Proof sketch. The new triangles are $ACP$ and $BCP$. Each inherits two sides from $ABC$, hence those sides are greater than $1$. The third sides are $AP$ and $PB$, chosen greater than $1$.
The main construction is iterative. Starting from an equilateral triangle of side $s$, where $s=5$ or $s=3$, choose a point $P$ on a side $AB$ with $AP=1+\varepsilon$ and $PB=s-1-\varepsilon$. The lemma yields two large triangles. One of them still contains a side of length $s$, hence again has a side longer than $2$. Applying the lemma repeatedly to that descendant increases the number of triangles by one each time.
The hardest point is proving that the process can continue indefinitely and that the resulting subdivision remains a triangulation.
Solution
Let $T=ABC$ be a large triangle.
We first establish the basic subdivision operation.

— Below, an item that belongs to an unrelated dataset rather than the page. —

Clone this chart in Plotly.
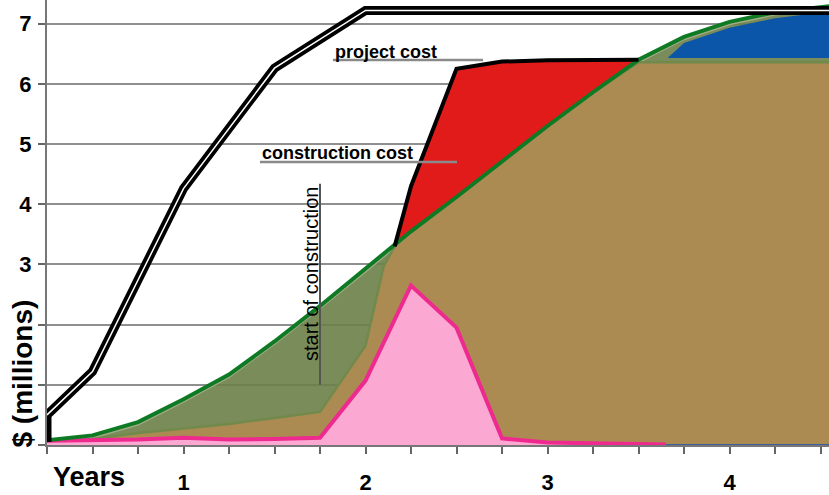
import plotly.graph_objects as go

# ---- data ($ millions, x in years) ----
quarters = [0.25, 0.5, 0.75, 1.0, 1.25, 1.5, 1.75, 2.0, 2.25, 2.5, 2.75,
            3.0, 3.25, 3.5, 3.75, 4.0, 4.25, 4.5, 4.55]

# cumulative cash outlay (green line)
outlay = [0.08, 0.16, 0.38, 0.76, 1.17, 1.72, 2.31, 2.92, 3.55, 4.12, 4.71,
          5.30, 5.86, 6.40, 6.78, 7.03, 7.19, 7.27, 7.29]

# cumulative spend on construction (brown)
built_x = [0.25, 0.5, 0.75, 1.0, 1.25, 1.5, 1.75, 2.0, 2.1, 2.16, 2.25, 2.5,
           2.75, 3.0, 3.25, 3.5, 3.75, 4.0, 4.25, 4.5, 4.55]
built_y = [0.06, 0.10, 0.20, 0.28, 0.35, 0.45, 0.55, 1.65, 2.97, 3.30, 3.55,
           4.12, 4.71, 5.30, 5.86, 6.36, 6.36, 6.36, 6.36, 6.36, 6.36]

# construction cost (black line)
constr_x = [2.16, 2.25, 2.5, 2.75, 3.0, 3.25, 3.5]
constr_y = [3.30, 4.30, 6.25, 6.37, 6.39, 6.40, 6.40]

# project cost (double line)
project_x = [0.25, 0.25, 0.5, 1.0, 1.5, 2.0, 4.55]
project_y = [0.05, 0.50, 1.22, 4.26, 6.26, 7.22, 7.22]

# quarterly draw (pink)
draw_x = [0.25, 0.5, 0.75, 1.0, 1.25, 1.5, 1.75, 2.0, 2.25, 2.5, 2.75,
          3.0, 3.25, 3.5, 3.65]
draw_y = [0.07, 0.08, 0.09, 0.12, 0.09, 0.10, 0.12, 1.07, 2.65, 1.95, 0.11,
          0.04, 0.03, 0.02, 0.01]

# reserve (blue)
reserve_x = [3.66, 3.75, 4.0, 4.25, 4.5, 4.55]
reserve_top = [6.43, 6.68, 6.93, 7.09, 7.18, 7.20]
reserve_base = 6.43

x_ticks = quarters[:-1]
x_labels = ["<b>%d</b>" % q if float(q).is_integer() else "" for q in x_ticks]
y_ticks = [0, 1, 2, 3, 4, 5, 6, 7]
y_labels = ["", "", "", "<b>3</b>", "<b>4</b>", "<b>5</b>", "<b>6</b>", "<b>7</b>"]

# ---- colours ----
OLIVE = "rgba(107,127,72,0.9)"
OLIVE_EDGE = "#A3AC86"
OLIVE_DARK = "#718A4C"
BROWN = "#AB8B52"
BLUE = "#0B56A9"
RED = "#E01B1A"
PINK_FILL = "#FBA8D2"
PINK_LINE = "#EE2A8F"
GREEN = "#0E7A23"
EDGE = 0.035  # light rim drawn just under the outlay line

FONT = "Liberation Sans, Arial, sans-serif"

fig = go.Figure()

# olive band under the outlay curve
fig.add_trace(go.Scatter(
    x=quarters, y=[v - EDGE for v in outlay], mode="lines",
    line=dict(color=OLIVE_EDGE, width=2.5), fill="tozeroy", fillcolor=OLIVE,
    hoverinfo="skip", showlegend=False))

# construction spend
fig.add_trace(go.Scatter(
    x=built_x, y=built_y, mode="lines",
    line=dict(color=OLIVE_DARK, width=2.5), fill="tozeroy", fillcolor=BROWN,
    hoverinfo="skip", showlegend=False))

# reserve
fig.add_trace(go.Scatter(
    x=reserve_x, y=[reserve_base] * len(reserve_x), mode="lines",
    line=dict(width=0), hoverinfo="skip", showlegend=False))
fig.add_trace(go.Scatter(
    x=reserve_x, y=reserve_top, mode="lines",
    line=dict(width=0), fill="tonexty", fillcolor=BLUE,
    hoverinfo="skip", showlegend=False))

# gap between construction cost and outlay
i0 = quarters.index(2.25)
i1 = quarters.index(3.5)
red_x = constr_x + quarters[i0:i1 + 1][::-1]
red_y = constr_y + outlay[i0:i1 + 1][::-1]
fig.add_trace(go.Scatter(
    x=red_x, y=red_y, mode="lines", line=dict(width=0),
    fill="toself", fillcolor=RED, hoverinfo="skip", showlegend=False))

# zero series along the base
fig.add_trace(go.Scatter(
    x=[quarters[0], quarters[-1]], y=[0.0, 0.0], mode="lines",
    line=dict(color="#3D5E9C", width=2), hoverinfo="skip", showlegend=False))

# quarterly draw
fig.add_trace(go.Scatter(
    x=draw_x, y=draw_y, mode="lines",
    line=dict(color=PINK_LINE, width=4), fill="tozeroy", fillcolor=PINK_FILL,
    hoverinfo="skip", showlegend=False))

# outlay line
fig.add_trace(go.Scatter(
    x=quarters, y=outlay, mode="lines",
    line=dict(color=GREEN, width=4), hoverinfo="skip", showlegend=False))

# construction cost line
fig.add_trace(go.Scatter(
    x=constr_x, y=constr_y, mode="lines",
    line=dict(color="black", width=4), hoverinfo="skip", showlegend=False))

# project cost double line
fig.add_trace(go.Scatter(
    x=project_x, y=project_y, mode="lines",
    line=dict(color="black", width=9), hoverinfo="skip", showlegend=False))
fig.add_trace(go.Scatter(
    x=project_x[1:], y=project_y[1:], mode="lines",
    line=dict(color="white", width=1.5), hoverinfo="skip", showlegend=False))

# labels with leader lines
fig.add_annotation(x=1.821, y=6.53, text="<b>project cost</b>", showarrow=False,
                   xanchor="left", yanchor="middle",
                   font=dict(family=FONT, size=18, color="black"))
fig.add_shape(type="line", x0=1.821, x1=2.646, y0=6.394, y1=6.394,
              line=dict(color="#8a8a8a", width=2.5))

fig.add_annotation(x=1.42, y=4.85, text="<b>construction cost</b>", showarrow=False,
                   xanchor="left", yanchor="middle",
                   font=dict(family=FONT, size=18, color="black"))
fig.add_shape(type="line", x0=1.42, x1=2.503, y0=4.70, y1=4.70,
              line=dict(color="#8a8a8a", width=2.5))

fig.add_annotation(x=1.70, y=2.855, text="start of construction", showarrow=False,
                   textangle=-90, xanchor="center", yanchor="middle",
                   font=dict(family=FONT, size=20, color="black"))
fig.add_shape(type="line", x0=1.75, x1=1.75, y0=1.0, y1=4.34,
              line=dict(color="#555555", width=2))

# axis captions
fig.add_annotation(xref="paper", yref="paper", x=(89 - 47) / 782, y=-32 / 448,
                   text="<b>Years</b>", showarrow=False,
                   xanchor="center", yanchor="middle",
                   font=dict(family=FONT, size=27, color="black"))
fig.add_annotation(xref="paper", yref="paper", x=(22 - 47) / 782, y=(448 - 376) / 448,
                   text="<b>$ (millions)</b>", showarrow=False, textangle=-90,
                   xanchor="center", yanchor="middle",
                   font=dict(family=FONT, size=28, color="black"))

fig.update_layout(
    width=829, height=495, autosize=False,
    margin=dict(l=47, r=0, t=0, b=47),
    paper_bgcolor="white", plot_bgcolor="white",
    showlegend=False,
    xaxis=dict(range=[0.25, 0.25 + 782 / 182], tickmode="array",
               tickvals=x_ticks, ticktext=x_labels,
               ticks="outside", ticklen=7, tickwidth=1.5, tickcolor="#666",
               showline=True, linecolor="#777", linewidth=1.5,
               showgrid=False, zeroline=False, ticklabelstandoff=10,
               tickfont=dict(family=FONT, size=22, color="black")),
    yaxis=dict(range=[0, 448 / 60.6], tickmode="array",
               tickvals=y_ticks, ticktext=y_labels,
               ticks="outside", ticklen=7, tickwidth=1.5, tickcolor="#666",
               showline=True, linecolor="#777", linewidth=2,
               showgrid=True, gridcolor="#8f8f8f", gridwidth=1.5,
               zeroline=False, ticklabelstandoff=2,
               tickfont=dict(family=FONT, size=22, color="black")),
)

fig.write_html("out.html")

Assume that $AB>2$. Choose a point $P$ on the side $AB$ such that
$$AP>1,\qquad PB>1.$$
Join $P$ to the opposite vertex $C$.
The triangle $ACP$ has sides $AC$, $CP$, $AP$. Since $AC>1$ and $AP>1$, and since $ACP$ is a subtriangle of the large triangle $ABC$, its third side $CP$ is positive. More importantly, the side $CP$ is shared with the other new triangle, so it suffices to inspect the sides inherited from $ABC$ and the new side on $AB$. The same reasoning applies to $BCP$.
A direct check gives
$$AC>1,\quad BC>1,\quad AP>1,\quad PB>1.$$
Hence every side of both triangles $ACP$ and $BCP$ exceeds $1$. Thus both are large.
Consequently, whenever a large triangle has a side longer than $2$, it can be replaced by two large triangles.

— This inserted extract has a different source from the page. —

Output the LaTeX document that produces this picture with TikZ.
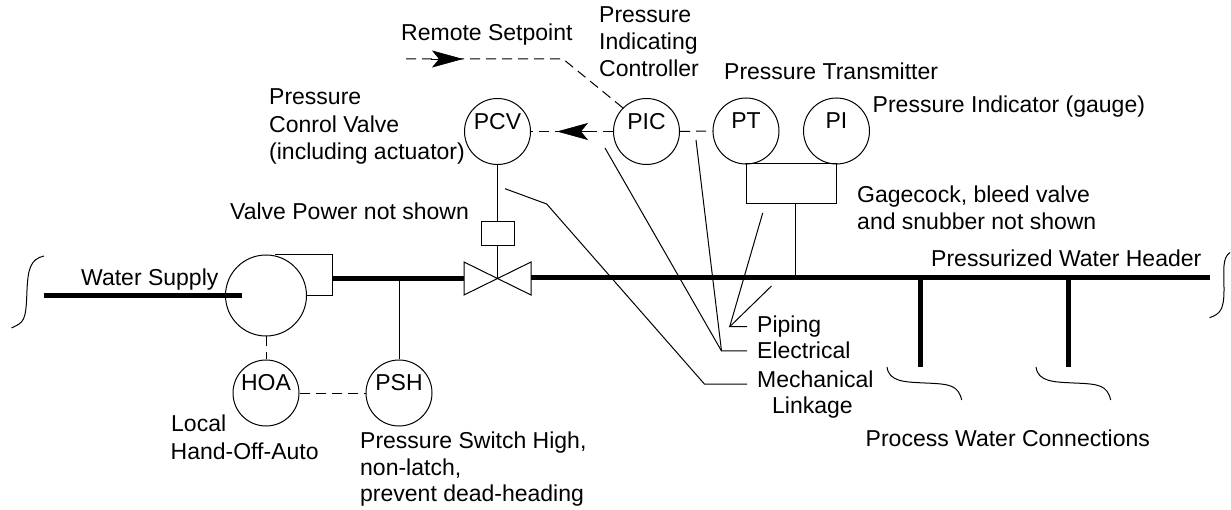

Now let $ABC$ be equilateral of side $s$, where $s=5$ or $s=3$.
Choose a point $P$ on $AB$ with
$$AP=1+\varepsilon,$$
where $0<\varepsilon<s-2$.
After joining $P$ to $C$, we obtain two large triangles. One of them, namely $BCP$, still contains the side
$$BC=s.$$
Since $s>2$, this triangle again possesses a side longer than $2$. The same subdivision operation can therefore be applied to $BCP$.
Each application of the operation replaces one large triangle by two large triangles. Hence the total number of triangles increases by exactly $1$.
Starting with one triangle, after $n$ applications we obtain
$$1+n$$
large triangles. Since the operation can be repeated indefinitely, for every positive integer $N$ we can construct a triangulation of the original equilateral triangle into exactly $N$ large triangles.
Taking
$$N=1000,$$
we obtain a triangulation of the equilateral triangle into $1000$ large triangles.
This proves part (c) for both side lengths $5$ and $3$.
Part (b) follows immediately, because every triangulation is in particular a dissection into triangles.
For part (a), the triangulation constructed for $N=1000$ consists of $1000$ pairwise nonoverlapping large triangles contained in the original triangle. Hence these $1000$ large triangles can be cut from the triangle. Thus part (a) also holds.
Therefore, for an equilateral triangle of side $5$ cm, all three statements are true, and the same construction works without modification for an equilateral triangle of side $3$ cm.
The required dissections and triangulations are obtained by performing the subdivision operation $999$ times. The resulting figure contains exactly $1000$ large triangles.
$$\boxed{\text{The constructions above solve parts (a), (b), and (c) for side }5\text{ cm and also for side }3\text{ cm.}}$$
Verification of Key Steps
The first delicate point is the subdivision lemma. The condition $AB>2$ guarantees the existence of a point $P$ on $AB$ with both $AP>1$ and $PB>1$. After drawing $CP$, the only sides whose lengths are not inherited from the original triangle are precisely $AP$ and $PB$. Those were chosen greater than $1$. Every inherited side was already greater than $1$. Hence both new triangles are large.
The second delicate point is the claim that the process never gets stuck. After the first subdivision of an equilateral triangle of side $s$, one of the two descendants contains the entire side $BC$, whose length remains $s$. Since $s=5$ or $s=3$, we have $s>2$. Thus that descendant again satisfies the hypothesis of the lemma. Repeating the same argument inductively shows that at every stage there is a triangle available for another subdivision.
The third delicate point is preservation of triangulation. Each step inserts a segment from a boundary point of one triangle to its opposite vertex. The interior of that triangle is split into two triangles whose union equals the original triangle and whose intersection is exactly the inserted segment. No other triangle is affected. Hence the family of triangles remains a triangulation after every step.
Alternative Approaches
Instead of repeatedly subdividing a single descendant, one may choose points successively along one side of the equilateral triangle and join each of them to the opposite vertex. If the points are ordered along the side and every consecutive distance exceeds $1$, the triangle is partitioned into a fan of large triangles. Additional subdivisions inside one sector then adjust the count to exactly $1000$.
Another approach uses induction on the number of triangles. Prove first that a triangulation into one large triangle exists. Then show that any triangulation containing a triangle with a side longer than $2$ can be refined to a triangulation with one additional large triangle. Maintaining a designated triangle that still contains a side of the original equilateral triangle yields the induction step. This is essentially the same mechanism as the main proof, expressed recursively rather than geometrically.